Molting is hard. In nature, it’s a costly and vulnerable process. It requires a huge amount of energy, debilitating the molter and leaving them literally exposed and thin-skinned. It's a deeply uncomfortable time for people, too. You get to feel new and shiny on the other side, but while you’re in it: it sucks. In a culture where forward progress is idolized and performed en masse, it feels like a big risk, and maybe even a failure, to slow down and take the time to make these transitions.

It feels extra terrifying—and threatening—to interrogate the very identity and strengths that have carried you this far. And yet, as with crustaceans and insects and reptiles, we have to do this to keep growing.

A crab gripping a knife, pointy end out, scuttling around evading capture


I’m telling you all of this because it’s easy to think about this as the first day of the rest of your life, but really, you’ll have a few more of those. What I’ve learned through my wanderings is that growth doesn't look like a straight line, or even like a step function—it's a spiral, where you go through the cycle again and again but with more skills, more networks, more wisdom each time. All you can do is acknowledge and accept change, and learn how to be more resilient through it.

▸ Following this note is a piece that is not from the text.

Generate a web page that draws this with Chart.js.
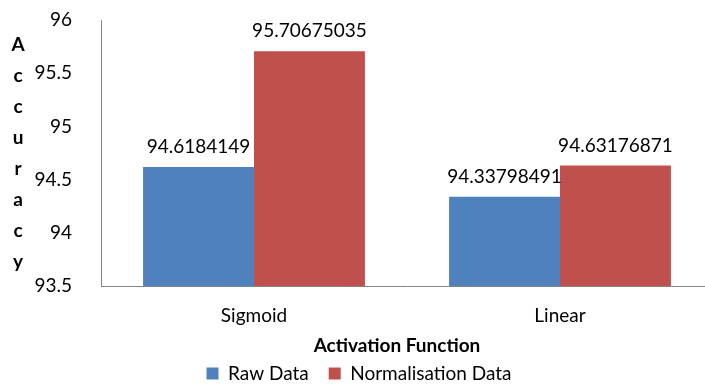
<!DOCTYPE html>
<html>
<head>
<meta charset="utf-8">
<script src="https://cdn.jsdelivr.net/npm/chart.js@4/dist/chart.umd.min.js"></script>
<style>
  html, body { margin: 0; padding: 0; background: #fff; overflow: hidden; }
  #chart-wrapper { width: 705px; height: 387px; overflow: hidden; }
  canvas { display: block; }
</style>
</head>
<body>
<div id="chart-wrapper"><canvas id="accuracyCanvas" width="713" height="393"></canvas></div>
<script>
const activationFunctions = ['Sigmoid', 'Linear'];
const rawData = [94.6184149, 94.33798491];
const normalisationData = [95.70675035, 94.63176871];
const seriesNames = ['Raw Data', 'Normalisation Data'];
const yTitle = 'Accuracy';
const xTitle = 'Activation Function';

const FONT = 'Lato';
const TEXT = '#000';
const AXIS = '#868686';

// value written above every bar, same number the bar is drawn from
const valueLabelsPlugin = {
  id: 'valueLabels',
  afterDatasetsDraw(chart) {
    const ctx = chart.ctx;
    ctx.save();
    ctx.font = `19px ${FONT}`;
    ctx.fillStyle = TEXT;
    ctx.textAlign = 'center';
    ctx.textBaseline = 'alphabetic';
    chart.data.datasets.forEach((ds, di) => {
      chart.getDatasetMeta(di).data.forEach((bar, i) => {
        ctx.fillText(String(ds.data[i]), bar.x, bar.y - 14);
      });
    });
    ctx.restore();
  }
};

// stacked letters on the left, bold title under the category labels
const axisTitlesPlugin = {
  id: 'axisTitles',
  afterDraw(chart) {
    const ctx = chart.ctx;
    ctx.save();
    ctx.font = `bold 19px ${FONT}`;
    ctx.fillStyle = TEXT;
    ctx.textAlign = 'center';
    ctx.textBaseline = 'alphabetic';
    yTitle.split('').forEach((ch, i) => ctx.fillText(ch, 18, 51 + i * 31));
    ctx.fillText(xTitle, 397, 352);
    ctx.restore();
  }
};

new Chart(document.getElementById('accuracyCanvas'), {
  type: 'bar',
  data: {
    labels: activationFunctions,
    datasets: [
      { label: seriesNames[0], data: rawData, backgroundColor: '#4F81BD' },
      { label: seriesNames[1], data: normalisationData, backgroundColor: '#C0504D' }
    ]
  },
  options: {
    responsive: false,
    animation: false,
    devicePixelRatio: 1,
    datasets: { bar: { categoryPercentage: 0.725, barPercentage: 1 } },
    layout: { padding: { left: 5, right: 0, top: 20, bottom: 0 } },
    plugins: {
      legend: {
        position: 'bottom',
        labels: {
          font: { family: FONT, size: 19 },
          color: TEXT,
          boxWidth: 12,
          boxHeight: 12,
          padding: 20
        }
      },
      tooltip: { enabled: false }
    },
    scales: {
      x: {
        grid: { display: false },
        border: { color: AXIS, width: 1 },
        ticks: { font: { family: FONT, size: 19 }, color: TEXT, padding: 10 },
        afterFit: (scale) => { scale.height = 58; }
      },
      y: {
        min: 93.5,
        max: 96,
        grid: { display: false },
        border: { color: AXIS, width: 1 },
        ticks: {
          stepSize: 0.5,
          font: { family: FONT, size: 19 },
          color: TEXT,
          padding: 21,
          callback: (v) => String(+v.toFixed(1))
        },
        afterFit: (scale) => {
          scale.width = 96;
          scale.paddingTop = 0;
          scale.paddingBottom = 0;
        }
      }
    }
  },
  plugins: [valueLabelsPlugin, axisTitlesPlugin]
});
</script>
</body>
</html>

You get better at this mostly with practice, but here are some shortcuts that might help.

Iterate on your identity. If we think of growth as a design practice, the material you’re working with is yourself. That means you have to understand your own affordances, and be willing to iterate on it. Figure out what stories you’re telling about yourself, and think through what slightly different stories would unlock. Be wary of telling negative stories that start with “if only”—work with what you have.

The important stuff will resurface. Trust that any part of your identity you abandon can be picked back up. At the end of my story earlier, I ran away from internet culture and community building and towards a career in ethnography in China. Four years later, I teach a class about community building, and write a newsletter about Chinese internet culture. Your experiences stay with you, and can be recombined into all kinds of new stories and identities.

Document your journey. These cycles of growth are like very personalized seasons—they come and go, and you can’t really control when. But over time, you learn to recognize the signs, just like you can tell when the seasons are turning. To help in this process, document your thoughts along the way, even when things are good—what are you excited about? What are you fearful of? What are your aspirations and when do those change? Use the practice of writing to surface these patterns so that you can learn to ride the waves instead of fighting against them.

You already know how to do this. Mostly importantly, you already know how to do this because you just DID IT. For many if not all of you, coming to SVA was a conscious choice to make a big change in your lives. Not every transition requires grad school, but think about the components of what made this work: you gave yourself two years to focus on learning and experimenting, you acquired a supportive network of peers and mentors, and you broadcast your transition to people around you by using the identity of “student”. You can replicate these structures in other ways for other transitions.


Class of 2018, today, you have just finished molting. You are, in this moment, casting aside the husk of your previous identity and emerging as a new, shiny, you. This may not last forever, but savor the newness and let it propel you towards becoming the next you that you want. Trust in yourself, and trust in the process. I can’t wait to see what you all grow into. Thank you, and see you at the reception.